Just months later, Curtis was up and walking on prosthetic legs, motivated by the opportunity to march with his unit in their welcome-home ceremony. Kayaking gave him a new sense of purpose and, in 2013, he and his father, Paul, paddled more than 700 kilometres from Sydney to Brisbane to raise funds for Mates4Mates, which supports current and former Defence Force members. A year later, Curtis captained the Australian team at the inaugural Invictus Games in London, founded by Prince Harry for wounded, injured or ill veterans. Then, within four years of his injury, Curtis won gold at the Rio 2016 Paralympic Games.

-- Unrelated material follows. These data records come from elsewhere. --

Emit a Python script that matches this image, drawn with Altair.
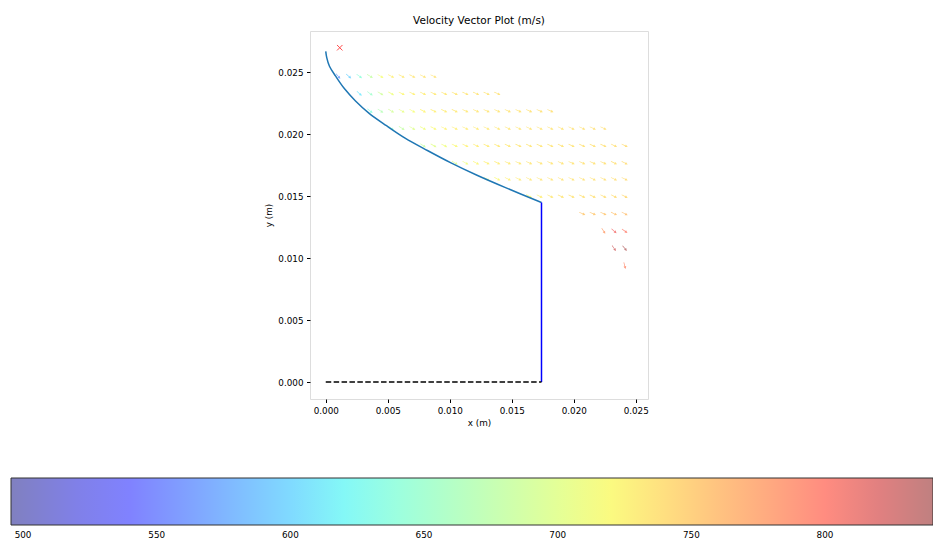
import altair as alt
import pandas as pd
import numpy as np

# ---------------- data ----------------
curve_x = [0.0000, 0.00008, 0.0003, 0.0008, 0.0015, 0.0024, 0.0035, 0.0049, 0.0064,
           0.0082, 0.0101, 0.0122, 0.0145, 0.0174]
curve_y = [0.0267, 0.0262, 0.0255, 0.0247, 0.0237, 0.0227, 0.0217, 0.0207, 0.0197,
           0.0187, 0.0177, 0.0167, 0.0157, 0.0145]

wall_x = [0.0174]
wall_top = [0.0145]
wall_bottom = [0.0]
base_x0 = [0.0]
base_x1 = [0.0174]
base_y = [0.0]

marker_x = [0.00113]
marker_y = [0.0270]

col_x = [0.00100, 0.00185, 0.00271, 0.00357, 0.00442, 0.00528, 0.00613, 0.00699,
         0.00785, 0.00870, 0.00956, 0.01041, 0.01127, 0.01213, 0.01298, 0.01384,
         0.01469, 0.01555, 0.01641, 0.01726, 0.01812, 0.01897, 0.01983, 0.02069,
         0.02154, 0.02240, 0.02325, 0.02411]
row_y = [0.0247, 0.0233, 0.0219, 0.0205, 0.0191, 0.0177, 0.0164, 0.0150,
         0.0136, 0.0122, 0.0108, 0.0094]
row_first_col = [0, 2, 3, 5, 8, 11, 14, 18, 23, 25, 26, 27]
row_speed = [
    [565, 598, 640, 680, 716, 727, 731, 733, 734, 735],
    [612, 652, 688, 710, 721, 726, 729, 731, 732, 733, 734, 735, 735, 736],
    [636, 668, 690, 705, 716, 723, 727, 729, 731, 732, 733, 734, 734, 735, 735, 736, 736, 737],
    [652, 680, 699, 711, 719, 724, 727, 729, 730, 731, 732, 733, 733, 734, 734, 735, 735, 736, 736, 737, 737],
    [682, 700, 712, 720, 725, 728, 730, 731, 732, 733, 733, 734, 734, 735, 735, 736, 736, 737, 738, 739],
    [696, 712, 721, 726, 729, 731, 732, 733, 734, 734, 735, 735, 736, 736, 737, 738, 740],
    [706, 720, 727, 730, 732, 733, 734, 735, 735, 736, 736, 737, 738, 740],
    [718, 728, 732, 734, 735, 736, 737, 738, 739, 742],
    [752, 752, 753, 755, 758],
    [778, 808, 798],
    [825, 838],
    [790],
]
row_angle = [
    [50, 42, 36, 32, 30, 28, 27, 27, 26, 26],
    [42, 36, 32, 30, 28, 27, 27, 26, 26, 26, 25, 25, 25, 25],
    [38, 34, 31, 29, 28, 27, 26, 26, 26, 25, 25, 25, 25, 25, 25, 25, 25, 25],
    [36, 32, 30, 28, 27, 26, 26, 25, 25, 25, 25, 25, 25, 25, 25, 25, 25, 25, 25, 26, 26],
    [33, 30, 28, 27, 26, 26, 25, 25, 25, 25, 25, 25, 25, 25, 25, 25, 25, 25, 26, 26],
    [31, 28, 27, 26, 26, 25, 25, 25, 25, 25, 25, 25, 25, 25, 25, 26, 27],
    [30, 28, 27, 26, 25, 25, 25, 25, 25, 25, 25, 26, 26, 27],
    [29, 27, 26, 25, 25, 25, 25, 26, 27, 28],
    [24, 24, 25, 26, 28],
    [58, 42, 35],
    [55, 50],
    [75],
]

speed_min = 495.5
speed_max = 840.4
colorbar_ticks = [500, 550, 600, 650, 700, 750, 800]
axis_ticks = [0.0, 0.005, 0.010, 0.015, 0.020, 0.025]

# ---------------- tables ----------------
rows = []
for y, first, sp, an in zip(row_y, row_first_col, row_speed, row_angle):
    for k, (s, a) in enumerate(zip(sp, an)):
        rows.append({"x": col_x[first + k], "y": y, "speed": s, "angle": a})
vec_df = pd.DataFrame(rows)

curve_df = pd.DataFrame({"x": curve_x, "y": curve_y, "order": list(range(len(curve_x)))})
wall_df = pd.DataFrame({"x": wall_x, "y": wall_top, "y2": wall_bottom})
base_df = pd.DataFrame({"x": base_x0, "x2": base_x1, "y": base_y})
marker_df = pd.DataFrame({"x": marker_x, "y": marker_y})

# jet colormap, blended 50% with white (alpha 0.5)
jet_r = ([0, 0.35, 0.66, 0.89, 1], [0, 0, 1, 1, 0.5])
jet_g = ([0, 0.125, 0.375, 0.64, 0.91, 1], [0, 0, 1, 1, 0, 0])
jet_b = ([0, 0.11, 0.34, 0.65, 1], [0.5, 1, 1, 0, 0])
stops = [0, 0.11, 0.125, 0.34, 0.35, 0.375, 0.64, 0.65, 0.66, 0.89, 0.91, 1]


def jet_hex(f):
    r = np.interp(f, *jet_r)
    g = np.interp(f, *jet_g)
    b = np.interp(f, *jet_b)
    c = [0.5 * v + 0.5 for v in (r, g, b)]
    return "#%02x%02x%02x" % tuple(int(round(v * 255)) for v in c)


color_domain = [speed_min + f * (speed_max - speed_min) for f in stops]
color_range = [jet_hex(f) for f in stops]

FONT = "DejaVu Sans"
xscale = alt.Scale(domain=[-0.00127, 0.02599], nice=False, zero=False)
yscale = alt.Scale(domain=[-0.00137, 0.02835], nice=False, zero=False)


def ax(title):
    return alt.Axis(title=title, values=axis_ticks, format=".3f", grid=False,
                    tickSize=3.5, tickColor="black", domain=False,
                    labelFontSize=8.8, labelFont=FONT, labelColor="black",
                    titleFont=FONT, titleFontSize=8.8, titleFontWeight="normal",
                    titleColor="black", labelPadding=3.5, titlePadding=4)


arrow_path = "M -1 -0.1 L 0.2 -0.1 L 0.2 -0.42 L 1 0 L 0.2 0.42 L 0.2 0.1 L -1 0.1 Z"

vectors = alt.Chart(vec_df).mark_point(
    shape=arrow_path, filled=True, size=46, opacity=1, strokeWidth=0
).encode(
    x=alt.X("x:Q", scale=xscale, axis=ax("x (m)")),
    y=alt.Y("y:Q", scale=yscale, axis=ax("y (m)")),
    angle=alt.Angle("angle:Q", scale=None),
    color=alt.Color(
        "speed:Q",
        scale=alt.Scale(domain=color_domain, range=color_range, interpolate="rgb"),
        legend=alt.Legend(
            orient="none", legendX=-299, legendY=447, direction="horizontal",
            gradientLength=922, gradientThickness=47, title=None,
            values=colorbar_ticks, format="d", labelFont=FONT, labelFontSize=8.8,
            labelColor="black", labelOffset=6, labelOverlap=False, padding=0,
            gradientStrokeColor="#333333", gradientStrokeWidth=1,
        ),
    ),
)

curve = alt.Chart(curve_df).mark_line(
    color="#1f77b4", strokeWidth=1.5, interpolate="catmull-rom"
).encode(x="x:Q", y="y:Q", order="order:Q")

wall = alt.Chart(wall_df).mark_rule(color="#0000ff", strokeWidth=1.5).encode(
    x="x:Q", y="y:Q", y2="y2:Q"
)

base = alt.Chart(base_df).mark_rule(color="black", strokeWidth=1.5, strokeDash=[5.5, 2.4]).encode(
    x="x:Q", x2="x2:Q", y="y:Q"
)

marker = alt.Chart(marker_df).mark_point(
    shape="M -1 -1 L 1 1 M -1 1 L 1 -1", filled=False, color="red", size=30, strokeWidth=1
).encode(x="x:Q", y="y:Q")

chart = alt.layer(vectors, curve, wall, base, marker).properties(
    width=338, height=368,
    title=alt.TitleParams("Velocity Vector Plot (m/s)", font=FONT, fontSize=10.5,
                          fontWeight="normal", color="black", anchor="middle", offset=5),
    autosize=alt.AutoSizeParams(type="none"),
    padding={"left": 310, "top": 31, "right": 285, "bottom": 140},
).configure_view(stroke="#222222", strokeWidth=1).configure(background="white")

chart.save("out.html", embed_options={"renderer": "svg", "actions": False})
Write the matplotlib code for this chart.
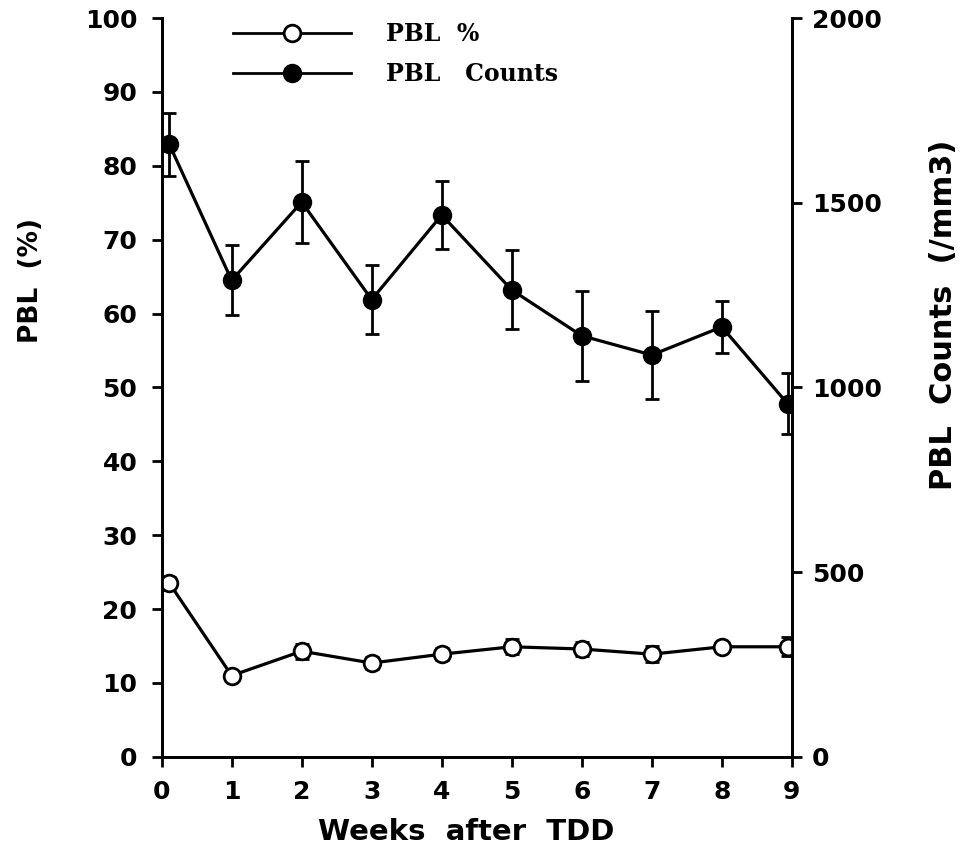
import matplotlib
matplotlib.use("Agg")
import matplotlib.pyplot as plt
from matplotlib.lines import Line2D

# values
weeks = [0.11, 1, 2, 3, 4, 5, 6, 7, 8, 8.94]
pbl_pct = [23.5, 11.0, 14.3, 12.7, 13.9, 14.9, 14.6, 13.9, 14.9, 14.9]
pbl_pct_err = [0.9, 0.6, 1.0, 0.8, 0.8, 1.0, 1.0, 1.1, 0.6, 1.3]
pbl_counts = [1658, 1290, 1502, 1238, 1467, 1264, 1140, 1088, 1164, 956]
pbl_counts_err = [86, 95, 111, 93, 92, 107, 122, 118, 70, 83]

week_ticks = list(range(10))
pct_ticks = list(range(0, 101, 10))
count_ticks = [0, 500, 1000, 1500, 2000]

tick_font = {"family": "DejaVu Sans", "weight": "bold", "size": 18}
label_font = {"family": "DejaVu Sans", "weight": "bold", "size": 21}

fig = plt.figure(figsize=(9.68, 8.63), dpi=100)
ax = fig.add_axes([0.167, 0.123, 0.651, 0.856])
ax2 = ax.twinx()

ax.errorbar(weeks, pbl_pct, yerr=pbl_pct_err, color="black", lw=2.3,
            marker="o", ms=12, mfc="white", mec="black", mew=2,
            ecolor="black", elinewidth=2, capsize=5, capthick=2.5, zorder=3)
ax2.errorbar(weeks, pbl_counts, yerr=pbl_counts_err, color="black", lw=2.3,
             marker="o", ms=13, mfc="black", mec="black",
             ecolor="black", elinewidth=2, capsize=5, capthick=2, zorder=3)

ax.set_xlim(0, 9)
ax.set_ylim(0, 100)
ax2.set_ylim(0, 2000)

ax.set_xticks(week_ticks)
ax.set_xticklabels([str(w) for w in week_ticks], fontdict=tick_font)
ax.set_yticks(pct_ticks)
ax.set_yticklabels([str(p) for p in pct_ticks], fontdict=tick_font)
ax2.set_yticks(count_ticks)
ax2.set_yticklabels([str(c) for c in count_ticks], fontdict=tick_font)

for a in (ax, ax2):
    a.spines["top"].set_visible(False)
    for s in ("left", "right", "bottom"):
        a.spines[s].set_linewidth(2)
    a.tick_params(direction="out", length=7.5, width=2)
ax.tick_params(axis="y", pad=10)
ax.tick_params(axis="x", pad=9)
ax2.tick_params(axis="y", pad=7)

ax.set_xlabel("Weeks  after  TDD", fontdict=label_font)
ax.xaxis.set_label_coords(0.483, -0.083)
ax.set_ylabel("PBL  (%)", fontdict={**label_font, "size": 19})
ax.yaxis.set_label_coords(-0.186, 0.645)
ax2.set_ylabel("PBL  Counts  (/mm3)", fontdict={**label_font, "size": 22})
ax2.yaxis.set_label_coords(1.217, 0.598)

handles = [
    Line2D([], [], color="black", lw=2, marker="o", ms=12, mfc="white", mec="black", mew=2),
    Line2D([], [], color="black", lw=2, marker="o", ms=13, mfc="black"),
]
ax.legend(handles, ["PBL  %", "PBL   Counts"], loc="upper left",
          bbox_to_anchor=(0.113, 0.995), borderaxespad=0, borderpad=0,
          frameon=False, handlelength=5.0, handletextpad=1.5, labelspacing=0.7,
          prop={"family": "DejaVu Serif", "weight": "bold", "size": 17})

fig.savefig("out.png", dpi=100)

Now a ten-time world champion gold medallist, Curtis recently stormed to victory at the Tokyo Paralympics to bring home two more Paralympic gold medals for Australia. Passionate about the power of sport to transform lives, he's ready at last to share his extraordinary story, and how he has approached every setback and challenge with courage, resilience, humour and grit.


Curtis McGrath:

It's hard to imagine a greater challenge than serving on the front lines in Afghanistan. But overcoming adversity has become a defining characteristic not just of Curtis McGrath's career with the Australian Defence Force, but of his life. McGrath was hit by a mine blast on duty and subsequently lost both his legs. But even that could not hold him back. He has since become one of the country's most successful Paralympic athletes, winning Gold as a canoeist in the 2016 Rio de Janeiro Games, and becoming an ambassador for the 2018 Invictus Games.

Curtis is now a ten-time world champion gold medallist, with two more Paralympic gold medals from Tokyo to add to his collection. His life is a lesson in not just how to face setbacks, but triumph over them. He lives on the Gold Coast with his wife, Rachel, an ICU doctor.